The interesting tale of a resurrected and very much up-armed (19 .50 cals!) B-17E, #41-2666, that took on a whole airfield of Japanese fighters over the Solomon Islands for the sake of a good photo.
“Army Air Forces pilot Capt. Jay Zeamer and his crew piloted their B-17 Flying Fortress — nicknamed “Old 666” — on one of the most daring aerial missions of World War II. Sent on a photo reconnaissance mission on June 16, 1943, he and his men fended off 17 enemy fighters while accomplishing their mission.
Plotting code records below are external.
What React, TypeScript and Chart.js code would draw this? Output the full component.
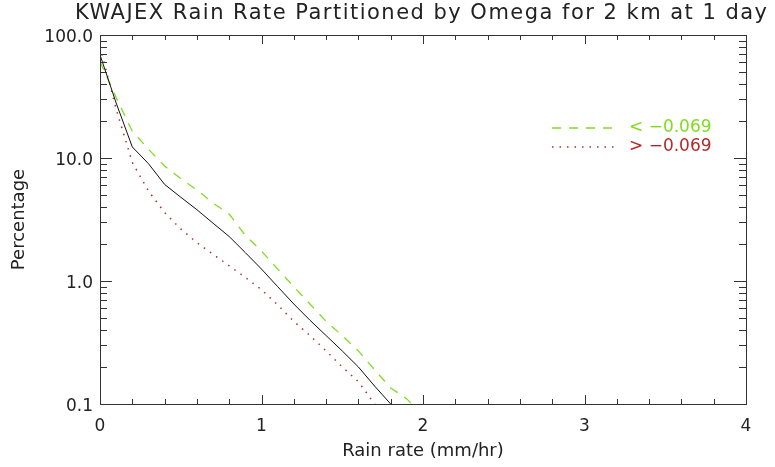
import React, { useEffect, useRef } from "react";
import { Chart, registerables } from "chart.js";

Chart.register(...registerables);

const TITLE = "KWAJEX Rain Rate Partitioned by Omega for 2 km at 1 day";
const X_TITLE = "Rain rate (mm/hr)";
const Y_TITLE = "Percentage";
const X_TICKS = [0, 1, 2, 3, 4];
const Y_TICKS = [0.1, 1, 10, 100];

// rain-rate bins (mm/hr)
const rainBins = [0, 0.1, 0.2, 0.3, 0.4, 0.5, 0.6, 0.7, 0.8, 0.9, 1.0, 1.1, 1.2, 1.3, 1.4, 1.5, 1.6, 1.7, 1.8, 1.9, 2.0];
// all points (black solid)
const allPct = [69, 28, 12.3, 9.0, 6.1, 4.8, 3.8, 2.95, 2.3, 1.7, 1.25, 0.9, 0.65, 0.48, 0.36, 0.27, 0.2, 0.14, 0.1, 0.07, null];
// omega < -0.069 (green dashed)
const belowPct = [61, 31, 16.5, 11.8, 8.6, 6.8, 5.5, 4.3, 3.5, 2.35, 1.75, 1.25, 0.9, 0.65, 0.47, 0.36, 0.27, 0.19, 0.135, 0.11, 0.08];
// omega > -0.069 (red dotted)
const abovePct = [80, 25, 9.2, 5.4, 3.6, 2.65, 2.05, 1.65, 1.33, 1.07, 0.85, 0.64, 0.47, 0.36, 0.27, 0.2, 0.152, 0.1, 0.07, null, null];

const LEGEND_LABELS = ["< \u22120.069", "> \u22120.069"];

const GREEN = "#80dc20";
const RED = "#b42a2a";
const TEXT = "#222222";
const FONT = '"DejaVu Sans", sans-serif';

const toPoints = (ys: (number | null)[]) =>
  rainBins.map((x, i) => ({ x, y: ys[i] }));

const framePlugin = {
  id: "idlFrame",
  afterDraw(chart: any) {
    const { ctx, chartArea } = chart;
    const xs = chart.scales.x;
    const ys = chart.scales.y;
    const { left, right, top, bottom } = chartArea;
    ctx.save();
    ctx.strokeStyle = "#333333";
    ctx.lineWidth = 1;
    ctx.strokeRect(Math.round(left) + 0.5, Math.round(top) + 0.5, Math.round(right - left), Math.round(bottom - top));
    ctx.beginPath();
    // x ticks every 0.2
    for (let i = 0; i <= 20; i++) {
      const v = i * 0.2;
      const px = Math.round(xs.getPixelForValue(v)) + 0.5;
      const len = i % 5 === 0 ? 9 : 5;
      ctx.moveTo(px, bottom);
      ctx.lineTo(px, bottom - len);
      ctx.moveTo(px, top);
      ctx.lineTo(px, top + len);
    }
    // y ticks log
    for (let e = -1; e <= 2; e++) {
      for (let k = 1; k <= 9; k++) {
        const v = k * Math.pow(10, e);
        if (v > 100.0001) continue;
        const py = Math.round(ys.getPixelForValue(v)) + 0.5;
        const len = k === 1 ? 12 : 7;
        ctx.moveTo(left, py);
        ctx.lineTo(left + len, py);
        ctx.moveTo(right, py);
        ctx.lineTo(right - len, py);
      }
    }
    ctx.stroke();

    // legend
    const entries = [
      { y: 128, color: GREEN, dash: [9, 8], width: 1.5, label: LEGEND_LABELS[0] },
      { y: 147, color: RED, dash: [1.5, 6], width: 1.5, label: LEGEND_LABELS[1] },
    ];
    ctx.font = "17px " + FONT;
    ctx.textBaseline = "middle";
    ctx.textAlign = "left";
    for (const en of entries) {
      ctx.beginPath();
      ctx.strokeStyle = en.color;
      ctx.lineWidth = en.width;
      ctx.setLineDash(en.dash);
      ctx.moveTo(552, en.y);
      ctx.lineTo(614, en.y);
      ctx.stroke();
      ctx.setLineDash([]);
      ctx.fillStyle = en.color;
      ctx.fillText(en.label, 629, en.y);
    }

    // title
    ctx.font = "21px " + FONT;
    ctx.fillStyle = TEXT;
    ctx.textAlign = "center";
    ctx.textBaseline = "middle";
    const target = 692;
    const w = ctx.measureText(TITLE).width;
    const n = TITLE.length - 1;
    const sp = (target - w) / n;
    (ctx as any).letterSpacing = sp.toFixed(2) + "px";
    ctx.fillText(TITLE, 421 + sp / 2, 14);
    (ctx as any).letterSpacing = "0px";
    ctx.restore();
  },
};

export default function App() {
  const ref = useRef<HTMLCanvasElement | null>(null);
  useEffect(() => {
    const canvas = ref.current;
    if (!canvas) return;
    const chart = new Chart(canvas, {
      type: "line",
      data: {
        datasets: [
          {
            label: "all",
            data: toPoints(allPct),
            borderColor: "#111111",
            borderWidth: 1,
            pointRadius: 0,
            tension: 0,
            fill: false,
          },
          {
            label: LEGEND_LABELS[0],
            data: toPoints(belowPct),
            borderColor: GREEN,
            borderWidth: 1.3,
            borderDash: [9, 8],
            pointRadius: 0,
            tension: 0,
            fill: false,
          },
          {
            label: LEGEND_LABELS[1],
            data: toPoints(abovePct),
            borderColor: RED,
            borderWidth: 1.5,
            borderDash: [1.5, 6],
            pointRadius: 0,
            tension: 0,
            fill: false,
          },
        ],
      },
      options: {
        responsive: false,
        animation: false,
        layout: { padding: { left: 0, right: 29, top: 35, bottom: 0 } },
        plugins: {
          legend: { display: false },
          title: { display: false },
          tooltip: { enabled: false },
        },
        scales: {
          x: {
            type: "linear",
            min: 0,
            max: 4,
            grid: { display: false, drawTicks: false },
            border: { display: false },
            afterBuildTicks: (s: any) => {
              s.ticks = X_TICKS.map((v) => ({ value: v }));
            },
            afterFit: (s: any) => {
              s.height = 63;
            },
            ticks: {
              autoSkip: false,
              maxRotation: 0,
              padding: 12,
              color: TEXT,
              font: { family: FONT, size: 17 },
              callback: (v: any) => String(v),
            },
            title: {
              display: true,
              text: X_TITLE,
              color: TEXT,
              font: { family: FONT, size: 18 },
              padding: { top: 0, bottom: 5 },
            },
          },
          y: {
            type: "logarithmic",
            min: 0.1,
            max: 100,
            grid: { display: false, drawTicks: false },
            border: { display: false },
            afterBuildTicks: (s: any) => {
              s.ticks = Y_TICKS.map((v) => ({ value: v }));
            },
            afterFit: (s: any) => {
              s.width = 100;
            },
            ticks: {
              autoSkip: false,
              padding: 7,
              labelOffset: 3,
              color: TEXT,
              font: { family: FONT, size: 17 },
              callback: (v: any) => Number(v).toFixed(1),
            },
            title: {
              display: true,
              text: Y_TITLE,
              color: TEXT,
              font: { family: FONT, size: 18 },
              padding: { top: 9, bottom: 0 },
            },
          },
        },
      },
      plugins: [framePlugin],
    });
    return () => chart.destroy();
  }, []);
  return (
    <div style={{ position: "absolute", left: 0, top: 0, width: 775, height: 467, background: "#fff" }}>
      <canvas ref={ref} width={775} height={467} style={{ width: 775, height: 467 }} />
    </div>
  );
}
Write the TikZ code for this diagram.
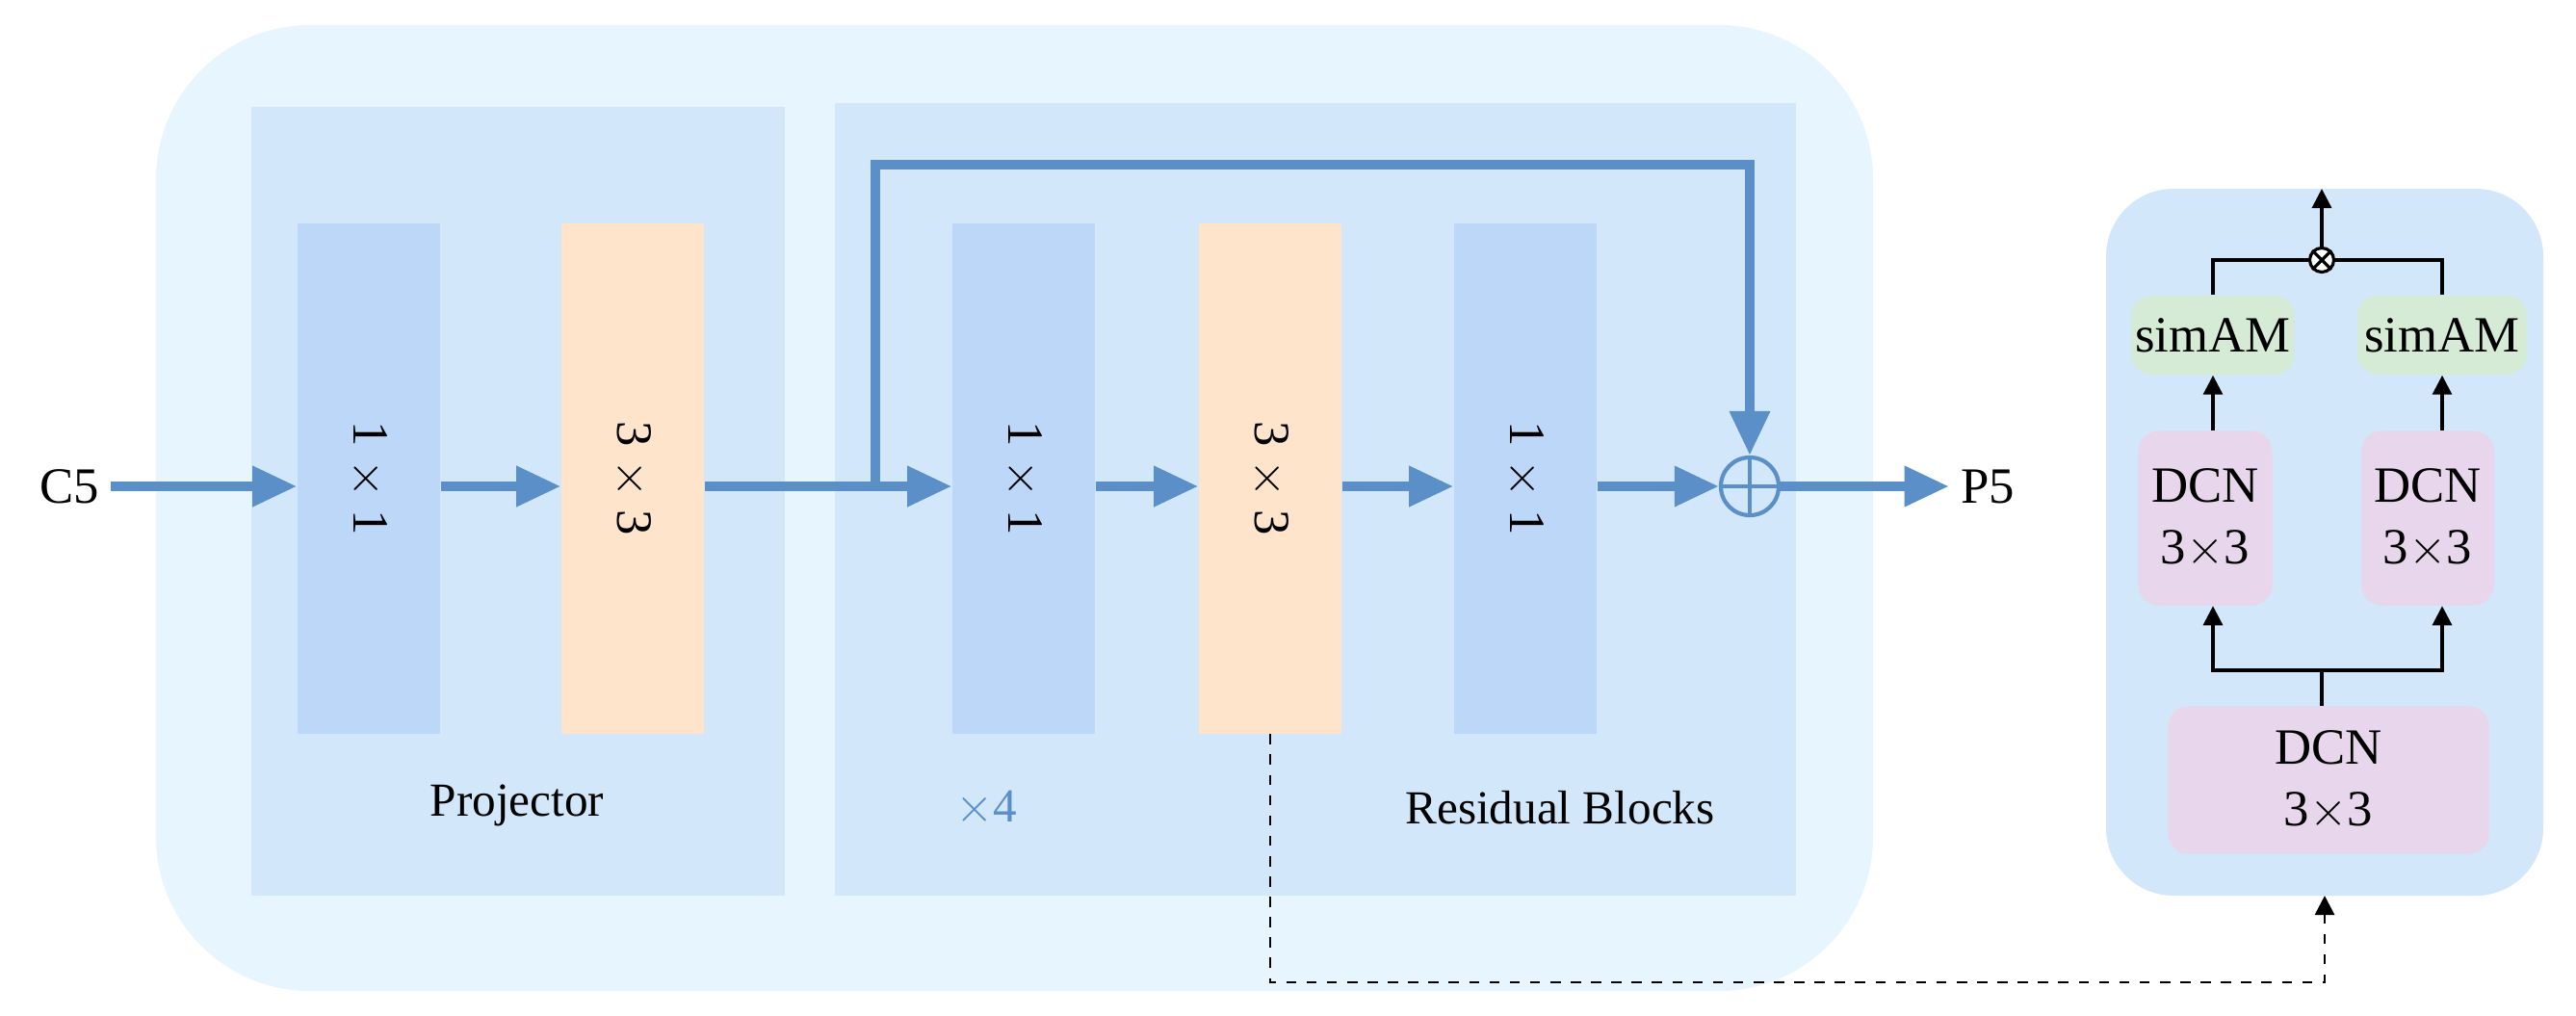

From this near-suicide mission, the crew would be awarded two Medals of Honor and seven Distinguished Service Crosses.”
Zeamer’s MOH citation:
On 16 June 1943, Major Zeamer (then Captain) volunteered as pilot of a bomber on an important photographic mapping mission covering the formidably defended area in the vicinity of Buka, Solomon Islands. While photographing the Buka airdrome. his crew observed about 20 enemy fighters on the field, many of them taking off. Despite the certainty of a dangerous attack by this strong force, Major Zeamer proceeded with his mapping run, even after the enemy attack began. In the ensuing engagement, Major Zeamer sustained gunshot wounds in both arms and legs, one leg being broken. Despite his injuries, he maneuvered the damaged plane so skillfully that his gunners were able to fight off the enemy during a running fight which lasted 40 minutes. The crew destroyed at least 5 hostile planes, of which Major Zeamer himself shot down one. Although weak from loss of blood, he refused medical aid until the enemy had broken combat. He then turned over the controls, but continued to exercise command despite lapses into unconsciousness, and directed the flight to a base 580 miles away. In this voluntary action, Major Zeamer, with superb skill, resolution, and courage, accomplished a mission of great value.
As for the bird, Old 666 was returned to CONUS in February 1944 and was scrapped at Albuquerque in August 1945.